Given task
Reproduce the listing below character for character; drop every image.
:::
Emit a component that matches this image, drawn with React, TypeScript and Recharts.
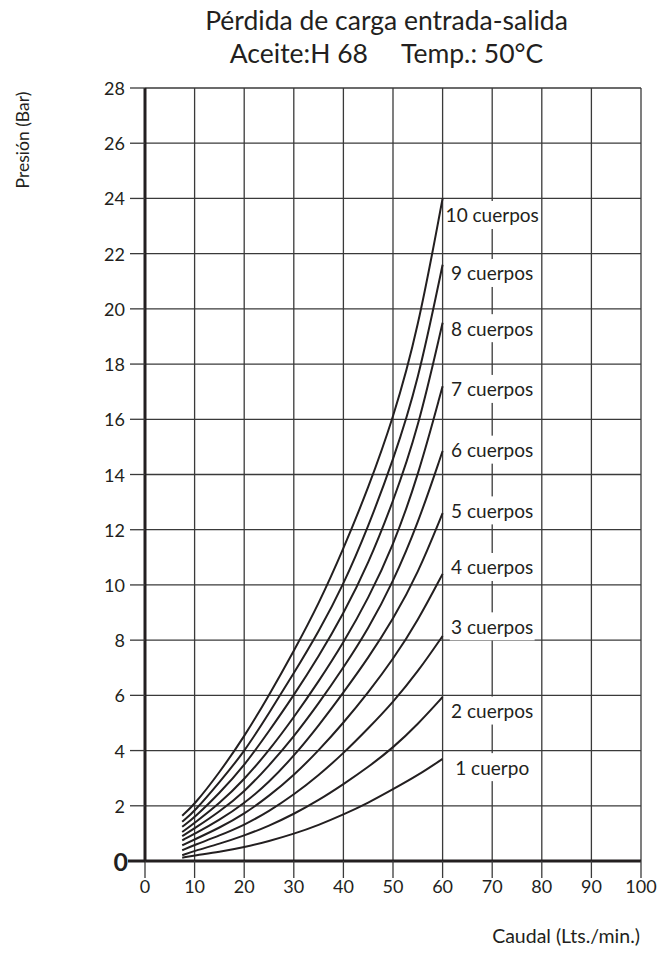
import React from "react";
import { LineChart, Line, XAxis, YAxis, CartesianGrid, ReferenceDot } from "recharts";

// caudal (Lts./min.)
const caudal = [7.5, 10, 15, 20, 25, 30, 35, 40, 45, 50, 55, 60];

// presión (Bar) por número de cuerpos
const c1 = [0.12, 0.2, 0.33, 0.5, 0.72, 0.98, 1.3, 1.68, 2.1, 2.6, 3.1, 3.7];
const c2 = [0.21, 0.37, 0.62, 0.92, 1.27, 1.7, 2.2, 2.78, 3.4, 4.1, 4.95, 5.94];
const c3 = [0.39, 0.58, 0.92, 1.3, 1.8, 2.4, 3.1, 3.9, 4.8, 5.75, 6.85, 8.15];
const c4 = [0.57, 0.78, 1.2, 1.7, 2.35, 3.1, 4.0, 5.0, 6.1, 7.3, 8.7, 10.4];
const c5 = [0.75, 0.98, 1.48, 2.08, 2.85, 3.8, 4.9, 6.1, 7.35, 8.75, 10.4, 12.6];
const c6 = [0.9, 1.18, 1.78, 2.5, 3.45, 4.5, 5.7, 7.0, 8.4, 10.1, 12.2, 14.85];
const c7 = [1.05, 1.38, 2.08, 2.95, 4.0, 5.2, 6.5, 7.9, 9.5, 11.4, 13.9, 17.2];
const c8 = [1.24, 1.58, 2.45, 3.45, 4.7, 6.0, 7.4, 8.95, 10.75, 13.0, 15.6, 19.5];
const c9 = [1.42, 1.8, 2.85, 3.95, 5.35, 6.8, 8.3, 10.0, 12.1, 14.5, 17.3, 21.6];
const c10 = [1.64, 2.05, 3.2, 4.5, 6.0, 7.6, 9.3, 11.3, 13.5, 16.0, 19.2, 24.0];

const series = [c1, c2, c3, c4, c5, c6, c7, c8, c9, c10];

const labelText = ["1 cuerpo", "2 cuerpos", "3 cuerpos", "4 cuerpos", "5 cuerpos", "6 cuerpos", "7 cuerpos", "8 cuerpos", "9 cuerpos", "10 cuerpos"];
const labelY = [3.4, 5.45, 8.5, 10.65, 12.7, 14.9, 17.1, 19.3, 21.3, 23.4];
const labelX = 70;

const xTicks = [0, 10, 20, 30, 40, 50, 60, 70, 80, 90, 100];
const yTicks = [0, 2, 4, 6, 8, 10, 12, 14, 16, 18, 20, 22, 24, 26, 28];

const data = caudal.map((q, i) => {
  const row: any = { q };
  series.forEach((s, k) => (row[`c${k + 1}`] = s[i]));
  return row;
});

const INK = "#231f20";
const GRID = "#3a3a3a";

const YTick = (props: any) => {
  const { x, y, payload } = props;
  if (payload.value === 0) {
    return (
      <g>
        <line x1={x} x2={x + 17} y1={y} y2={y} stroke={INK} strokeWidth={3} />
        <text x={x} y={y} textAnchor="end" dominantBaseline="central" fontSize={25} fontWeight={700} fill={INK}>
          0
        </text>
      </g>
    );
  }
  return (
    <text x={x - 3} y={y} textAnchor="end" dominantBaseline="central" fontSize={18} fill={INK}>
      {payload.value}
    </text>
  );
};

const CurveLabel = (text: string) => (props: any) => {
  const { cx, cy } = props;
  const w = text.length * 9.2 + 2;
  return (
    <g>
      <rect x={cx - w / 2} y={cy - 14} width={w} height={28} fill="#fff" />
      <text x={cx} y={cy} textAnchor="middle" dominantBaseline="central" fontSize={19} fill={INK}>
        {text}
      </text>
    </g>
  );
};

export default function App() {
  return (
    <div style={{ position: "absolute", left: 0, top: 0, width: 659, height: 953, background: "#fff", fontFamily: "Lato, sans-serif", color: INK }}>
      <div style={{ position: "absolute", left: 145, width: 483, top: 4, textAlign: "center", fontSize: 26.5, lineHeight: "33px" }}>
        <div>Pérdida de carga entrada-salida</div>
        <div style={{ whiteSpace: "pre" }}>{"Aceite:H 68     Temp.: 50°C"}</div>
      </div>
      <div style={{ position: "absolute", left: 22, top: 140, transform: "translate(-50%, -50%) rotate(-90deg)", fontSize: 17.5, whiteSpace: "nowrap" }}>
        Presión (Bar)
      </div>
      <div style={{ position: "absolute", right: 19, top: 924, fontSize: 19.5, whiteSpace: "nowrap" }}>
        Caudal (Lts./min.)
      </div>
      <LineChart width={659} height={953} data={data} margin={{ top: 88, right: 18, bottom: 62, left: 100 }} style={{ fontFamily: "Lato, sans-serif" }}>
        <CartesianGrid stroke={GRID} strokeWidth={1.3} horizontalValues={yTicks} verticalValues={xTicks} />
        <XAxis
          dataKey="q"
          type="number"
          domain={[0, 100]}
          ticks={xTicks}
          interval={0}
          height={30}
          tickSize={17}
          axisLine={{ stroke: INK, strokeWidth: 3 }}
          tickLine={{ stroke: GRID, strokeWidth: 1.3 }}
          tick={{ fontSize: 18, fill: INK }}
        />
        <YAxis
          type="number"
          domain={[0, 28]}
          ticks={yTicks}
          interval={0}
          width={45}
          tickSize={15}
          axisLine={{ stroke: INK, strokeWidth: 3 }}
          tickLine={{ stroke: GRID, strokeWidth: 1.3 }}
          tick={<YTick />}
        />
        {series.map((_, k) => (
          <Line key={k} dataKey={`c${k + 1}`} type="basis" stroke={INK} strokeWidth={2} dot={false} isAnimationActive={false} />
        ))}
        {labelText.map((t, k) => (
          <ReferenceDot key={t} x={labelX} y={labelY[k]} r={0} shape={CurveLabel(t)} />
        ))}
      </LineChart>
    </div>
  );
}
:::
Worked solution
Emit a component that matches this image, drawn with React, TypeScript and Recharts.
import React from "react";
import { LineChart, Line, XAxis, YAxis, CartesianGrid, ReferenceDot } from "recharts";

// caudal (Lts./min.)
const caudal = [7.5, 10, 15, 20, 25, 30, 35, 40, 45, 50, 55, 60];

// presión (Bar) por número de cuerpos
const c1 = [0.12, 0.2, 0.33, 0.5, 0.72, 0.98, 1.3, 1.68, 2.1, 2.6, 3.1, 3.7];
const c2 = [0.21, 0.37, 0.62, 0.92, 1.27, 1.7, 2.2, 2.78, 3.4, 4.1, 4.95, 5.94];
const c3 = [0.39, 0.58, 0.92, 1.3, 1.8, 2.4, 3.1, 3.9, 4.8, 5.75, 6.85, 8.15];
const c4 = [0.57, 0.78, 1.2, 1.7, 2.35, 3.1, 4.0, 5.0, 6.1, 7.3, 8.7, 10.4];
const c5 = [0.75, 0.98, 1.48, 2.08, 2.85, 3.8, 4.9, 6.1, 7.35, 8.75, 10.4, 12.6];
const c6 = [0.9, 1.18, 1.78, 2.5, 3.45, 4.5, 5.7, 7.0, 8.4, 10.1, 12.2, 14.85];
const c7 = [1.05, 1.38, 2.08, 2.95, 4.0, 5.2, 6.5, 7.9, 9.5, 11.4, 13.9, 17.2];
const c8 = [1.24, 1.58, 2.45, 3.45, 4.7, 6.0, 7.4, 8.95, 10.75, 13.0, 15.6, 19.5];
const c9 = [1.42, 1.8, 2.85, 3.95, 5.35, 6.8, 8.3, 10.0, 12.1, 14.5, 17.3, 21.6];
const c10 = [1.64, 2.05, 3.2, 4.5, 6.0, 7.6, 9.3, 11.3, 13.5, 16.0, 19.2, 24.0];

const series = [c1, c2, c3, c4, c5, c6, c7, c8, c9, c10];

const labelText = ["1 cuerpo", "2 cuerpos", "3 cuerpos", "4 cuerpos", "5 cuerpos", "6 cuerpos", "7 cuerpos", "8 cuerpos", "9 cuerpos", "10 cuerpos"];
const labelY = [3.4, 5.45, 8.5, 10.65, 12.7, 14.9, 17.1, 19.3, 21.3, 23.4];
const labelX = 70;

const xTicks = [0, 10, 20, 30, 40, 50, 60, 70, 80, 90, 100];
const yTicks = [0, 2, 4, 6, 8, 10, 12, 14, 16, 18, 20, 22, 24, 26, 28];

const data = caudal.map((q, i) => {
  const row: any = { q };
  series.forEach((s, k) => (row[`c${k + 1}`] = s[i]));
  return row;
});

const INK = "#231f20";
const GRID = "#3a3a3a";

const YTick = (props: any) => {
  const { x, y, payload } = props;
  if (payload.value === 0) {
    return (
      <g>
        <line x1={x} x2={x + 17} y1={y} y2={y} stroke={INK} strokeWidth={3} />
        <text x={x} y={y} textAnchor="end" dominantBaseline="central" fontSize={25} fontWeight={700} fill={INK}>
          0
        </text>
      </g>
    );
  }
  return (
    <text x={x - 3} y={y} textAnchor="end" dominantBaseline="central" fontSize={18} fill={INK}>
      {payload.value}
    </text>
  );
};

const CurveLabel = (text: string) => (props: any) => {
  const { cx, cy } = props;
  const w = text.length * 9.2 + 2;
  return (
    <g>
      <rect x={cx - w / 2} y={cy - 14} width={w} height={28} fill="#fff" />
      <text x={cx} y={cy} textAnchor="middle" dominantBaseline="central" fontSize={19} fill={INK}>
        {text}
      </text>
    </g>
  );
};

export default function App() {
  return (
    <div style={{ position: "absolute", left: 0, top: 0, width: 659, height: 953, background: "#fff", fontFamily: "Lato, sans-serif", color: INK }}>
      <div style={{ position: "absolute", left: 145, width: 483, top: 4, textAlign: "center", fontSize: 26.5, lineHeight: "33px" }}>
        <div>Pérdida de carga entrada-salida</div>
        <div style={{ whiteSpace: "pre" }}>{"Aceite:H 68     Temp.: 50°C"}</div>
      </div>
      <div style={{ position: "absolute", left: 22, top: 140, transform: "translate(-50%, -50%) rotate(-90deg)", fontSize: 17.5, whiteSpace: "nowrap" }}>
        Presión (Bar)
      </div>
      <div style={{ position: "absolute", right: 19, top: 924, fontSize: 19.5, whiteSpace: "nowrap" }}>
        Caudal (Lts./min.)
      </div>
      <LineChart width={659} height={953} data={data} margin={{ top: 88, right: 18, bottom: 62, left: 100 }} style={{ fontFamily: "Lato, sans-serif" }}>
        <CartesianGrid stroke={GRID} strokeWidth={1.3} horizontalValues={yTicks} verticalValues={xTicks} />
        <XAxis
          dataKey="q"
          type="number"
          domain={[0, 100]}
          ticks={xTicks}
          interval={0}
          height={30}
          tickSize={17}
          axisLine={{ stroke: INK, strokeWidth: 3 }}
          tickLine={{ stroke: GRID, strokeWidth: 1.3 }}
          tick={{ fontSize: 18, fill: INK }}
        />
        <YAxis
          type="number"
          domain={[0, 28]}
          ticks={yTicks}
          interval={0}
          width={45}
          tickSize={15}
          axisLine={{ stroke: INK, strokeWidth: 3 }}
          tickLine={{ stroke: GRID, strokeWidth: 1.3 }}
          tick={<YTick />}
        />
        {series.map((_, k) => (
          <Line key={k} dataKey={`c${k + 1}`} type="basis" stroke={INK} strokeWidth={2} dot={false} isAnimationActive={false} />
        ))}
        {labelText.map((t, k) => (
          <ReferenceDot key={t} x={labelX} y={labelY[k]} r={0} shape={CurveLabel(t)} />
        ))}
      </LineChart>
    </div>
  );
}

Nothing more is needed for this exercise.